Giving the Governor What He Needs, Not What He Wants

I am certain that our governor shares our interest in helping all students to be successful and to realize their potential.  It’s just common sense that better student outcomes translate into fewer bad things and more good things for our society.


We all know his approach. Use test scores to identify and weed out bad teachers.  Set up competitive structures to reward those identified as highly effective.  Quality control education through state mandates.  And accomplish all of this immediately.


Almost everyone can appreciate the Governor’s sense of urgency.  Our statewide graduation rates are too low.  A large percentage of those who enter higher education programs do not finish what they start.  Our social service net groans under the weight of those who fail to become career or college ready.  Global competition threatens our economic well-being.  There are many compelling reasons to improve our educational system ASAP.


However, how to achieve this shared goal is where agreement ends and controversy begins.  For many educators, myself included, the problem with the Governor’s approach is quite simple---it won’t work and it does more harm than good.  Heavily weighing test scores in a teacher’s evaluation is neither valid nor reliable given the multiple psychological, economic and social factors which affect student scores.   High stakes testing narrows the school curriculum, crowding out time for art, music, citizenship and co-curricular activities which help students develop the soft skills so necessary for success in the adult world.  Testing pressures and focus on evaluation demoralize and disempower experienced teachers while serving as a disincentive for young people considering a career in education. 


And then there is the implementation problem.  There is an old saying that in school reform, there is real time and there is political time and political time is yesterday.  So it is with the Governor who seems to believe that intense pressure on the educational system will yield dramatic results immediately.  It won’t. 


Most teachers are now deeply engaged in efforts to successfully implement the Common Core State Standards (CCSS) but teaching to the Common Core is hard.  It calls for teachers to use instructional practices which are new and challenging.  They need strong content knowledge and a greater understanding of how students learn. They need to reflect upon their practice,  dialogue with their peers and experiment with new approaches.  It will take time for them to gain confidence and competency in teaching the Common Core.  Time is something the Governor does not want to give them; but, in the end, it will take the time it takes.


Finally, and ironically, the Governor’s current approach actually distracts educational leaders from their efforts to improve the student outcomes which everyone seeks.  Echoing the observations of virtually all educational researchers, Michael Fullan recently commented, “Principals are spending more and more time on instruction but it is not time well spent, in that it does not yield widespread results.  To increase impact, principals should use their time differently.”

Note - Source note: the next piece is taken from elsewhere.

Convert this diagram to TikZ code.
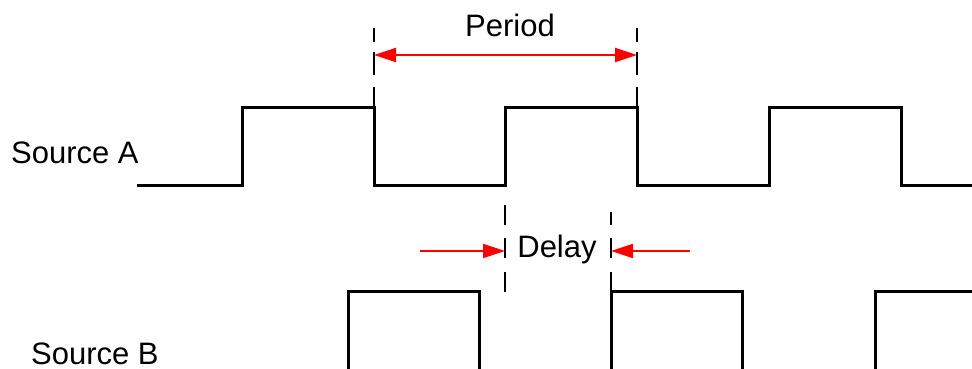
\documentclass[tikz,border=0pt]{standalone}
\usepackage{fontspec}
\setmainfont{Liberation Sans}
\usetikzlibrary{arrows.meta}
\begin{document}
\begin{tikzpicture}[x=1pt,y=-1pt,
  wave/.style={line width=3pt,line join=miter},
  marker/.style={line width=2.4pt},
  dimarrow/.style={red,line width=2pt,-{Triangle[length=22pt,width=14pt]}},
  dimboth/.style={red,line width=2pt,{Triangle[length=22pt,width=14pt]}-{Triangle[length=22pt,width=14pt]}},
  lbl/.style={inner sep=0pt,font=\fontsize{31}{36}\selectfont}]
\useasboundingbox (0,0) rectangle (972,369);
% Source A waveform
\draw[wave] (137,185) -- (242,185) -- (242,107) -- (374,107) -- (374,185) -- (505,185) -- (505,107) -- (637,107) -- (637,185) -- (769,185) -- (769,107) -- (901,107) -- (901,185) -- (972,185);
% Source B waveform
\draw[wave] (348,372) -- (348,291) -- (479,291) -- (479,372);
\draw[wave] (611,372) -- (611,291) -- (742,291) -- (742,372);
\draw[wave] (875,372) -- (875,291) -- (975,291);
% Period markers
\foreach \xx in {374,637} {
  \draw[marker] (\xx,28) -- (\xx,42);
  \draw[marker] (\xx,52) -- (\xx,75);
  \draw[marker] (\xx,87) -- (\xx,107);
}
% Delay markers
\draw[marker] (505,205) -- (505,225);
\draw[marker] (505,238) -- (505,258);
\draw[marker] (505,272) -- (505,292);
\draw[marker] (611,212) -- (611,225);
\draw[marker] (611,238) -- (611,258);
\draw[marker] (611,272) -- (611,291);
% coordinates
\coordinate (pl) at (374,55);
\coordinate (pr) at (637,55);
\coordinate (dl0) at (420,251);
\coordinate (dl) at (505,251);
\coordinate (dr0) at (690,251);
\coordinate (dr) at (611,251);
\draw[dimboth] (pl) -- (pr);
\draw[dimarrow] (dl0) -- (dl);
\draw[dimarrow] (dr0) -- (dr);
% labels
\node[lbl,anchor=base] (period) at (510,37) {Period};
\node[lbl,anchor=base] (delay) at (557,257) {Delay};
\node[lbl,anchor=base west] (srcA) at (11,163) {Source A};
\node[lbl,anchor=base west] (srcB) at (31,364) {Source B};
\end{tikzpicture}
\end{document}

Currently, building leaders devote a large percentage of their work time to conducting APPR pre-conferences, classroom observations, write-ups and post—conferences.   Though they often report that these efforts result in conversations with faculty about teaching and learning, this focus comes at a cost.  Principals also indicate that complying with APPR has resulted in less time for class walk-throughs, meaningful interactions with students and opportunities to take the pulse of their school. Relationships between principals and teachers have been reduced to a few formal observation events per year, leaving little time for supervisors to meet regularly with teachers to address their unique growth needs.  Competitive structures built into the Governor’s program work against leaders’ efforts to cultivate the collaborative cultures where knowledge is created and shared for the benefit of all students.


In this highly politicized era, we must avoid confusing means with ends.  Success does not come from complying with the terms of APPR which was designed as a means to the end of helping all students to be successful.  As you can, with the time left to you after addressing state mandates, continue to work toward this end, which both you and the Governor share.